Area $= \frac{270}{360} \times \frac{22}{7} \times 14 \times 14$.
Area $= \frac{3}{4} \times 22 \times 2 \times 14$.
Area $= 3 \times 11 \times 14 = 462 \, cm^2$.

(C) The length of an arc $L$ is given by the formula $L = \frac{\theta}{360^{\circ}} \times 2\pi r$,where $\theta$ is the angle subtended at the centre and $2\pi r$ is the circumference of the circle.
Given that the length of the minor arc $\widehat{AB}$ is $\frac{1}{4}$ of the circumference,we have:
$L = \frac{1}{4} \times (2\pi r)$
Equating the two expressions for $L$:
$\frac{\theta}{360^{\circ}} \times 2\pi r = \frac{1}{4} \times 2\pi r$
Dividing both sides by $2\pi r$:
$\frac{\theta}{360^{\circ}} = \frac{1}{4}$
$\theta = \frac{360^{\circ}}{4} = 90^{\circ}$
Therefore,the measure of the angle subtended by the minor arc $\widehat{AB}$ at the centre is $90^{\circ}$.
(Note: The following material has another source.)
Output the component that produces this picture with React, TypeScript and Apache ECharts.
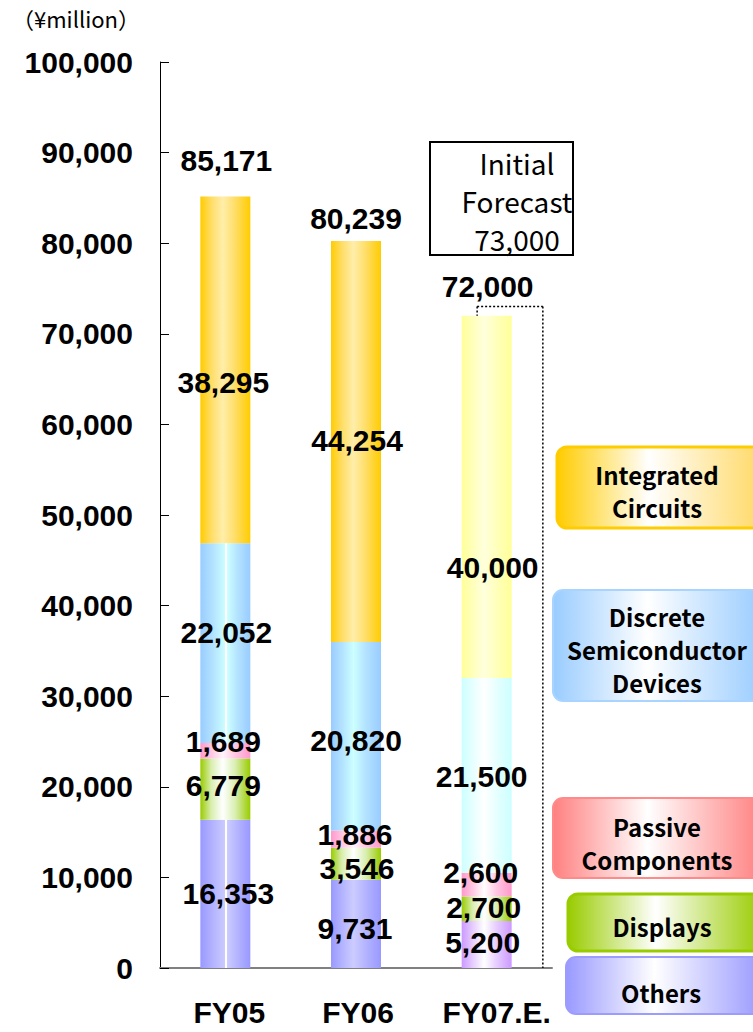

(A) Given,the area of the circle $A = 38.5\, m^2$.
The formula for the area of a circle is $A = \pi r^2$.
Substituting the value of $\pi = \frac{22}{7}$,we get:
$38.5 = \frac{22}{7} \times r^2$
$r^2 = \frac{38.5 \times 7}{22}$
$r^2 = \frac{269.5}{22} = 12.25$
$r = \sqrt{12.25} = 3.5\, m$.
The circumference of the circle is given by $C = 2\pi r$.
$C = 2 \times \frac{22}{7} \times 3.5$
$C = 2 \times 22 \times 0.5 = 22\, m$.
Therefore,the circumference is $22\, m$.

(A) The correct matches are as follows:
$1.$ The length of a minor arc $(l)$ is given by the formula $l = \frac{\theta}{360} \times 2\pi r = \frac{\pi r \theta}{180}$. Thus,$1$ matches with $c$.
$2.$ The area of a minor sector $(A)$ is given by the formula $A = \frac{\theta}{360} \times \pi r^{2}$. Thus,$2$ matches with $d$.
$3.$ The area of a circle $(A)$ is given by the formula $A = \pi r^{2}$. Thus,$3$ matches with $b$.
$4.$ The circumference of a circle $(C)$ is given by the formula $C = 2\pi r$. Thus,$4$ matches with $a$.
Therefore,the correct matching is $(1-c), (2-d), (3-b), (4-a)$.